Heart of the City's Regeneration
Newtown, situated in the inner-city of Johannesburg, is an area that has regenerated and reinvented itself which literally brought the whole city alive. It is a bustling suburb, located just over the iconic Nelson Mandela Bridge, and has become one of the first suburbs in its own to be a tourist attraction.
There is so much to do in the area. Hop on a bus, get in your car or take a taxi and get to Newtown, an entire precinct dedicated to arts and cultural activities. Visitors can enjoy art galleries, museums, restaurants, book stores, craft markets, clubs and cafés. Newtown is also home to the renowned Market Theatre, which played such an important role in South African theatre during the apartheid era. The old run down Edwardian market hall was converted into a cultural arena that provided a platform for some of the country’s best actors and playwrights and which was committed to non-racial theatre right from 1974. A trip to Newtown is not complete without a visit to the Theatre and some of the other nightlife spots which lend themselves to the eclectic, multicultural, artistic reputation of the area.
There is something happening day and night, and especially on weekends as it is home to some of Joburg’s biggest events – think Jazz festivals, Dance Umbrella, Arts Alive and Fashion Week to name a few. Newtown’s central point, Mary Fitzgerald Square, also plays host to a number of local and international performers and once even had Madiba himself speak from here.
When exploring Newtown keep your eyes peeled for plaques, monuments, museums and heritage tours – the area is bursting with history!
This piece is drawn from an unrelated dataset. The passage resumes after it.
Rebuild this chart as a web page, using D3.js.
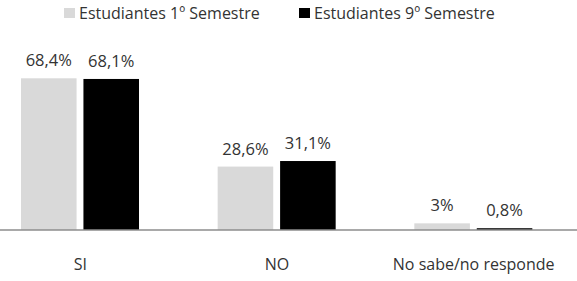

Newtown, Johannesburg experiences its rainfall in the summer months, with December and January seeing the highest levels.
Summer months, November to March will have average temperatures of between 12˚C and 26˚C.
Winter months, May to August will have average temperatures of between 3˚C and 19˚C.
There are Domestic and International flights into Johannesburg’s O R Tambo International Airport and Lanseria International Airport on a daily basis. Bus services, the Gautrain, taxis and car rental companies are available for easy access around the area.
Newtown originally started out as a racially mixed working-class district where bricks were being manufactured. Working class people of all races continued to live in the area until 1906 when the Johannesburg City Council forcibly removed the African and Indian residents from the area. This was the first forced removals to take place in Gauteng. African were moved to Klipspruit, the first area that was to become Soweto, and the displaced Indian residents were moved to Pageview.
The Town Council renamed the area Newtown and erected a Power Station along with opening a fresh produce market, a Mill and an Abattoir. Newtown continued to be a place where workers lived, worked and even protested. Two significant strikes in the area where the Tramway strike of 1911 and the Wage Campaign Strike in 1918.
Another drastic change came in the 1970’s when the Power Station and the Market were relocated and Newtown became the new home of Johannesburg’s aspirant artists, actors and musicians. The Market Theatre moved into the old market building and Museums started opening up in the vicinity. Today, apart from the Museums and Market Theatre, the Newtown precinct is full of trendy clubs, bars, new markets and jazz clubs.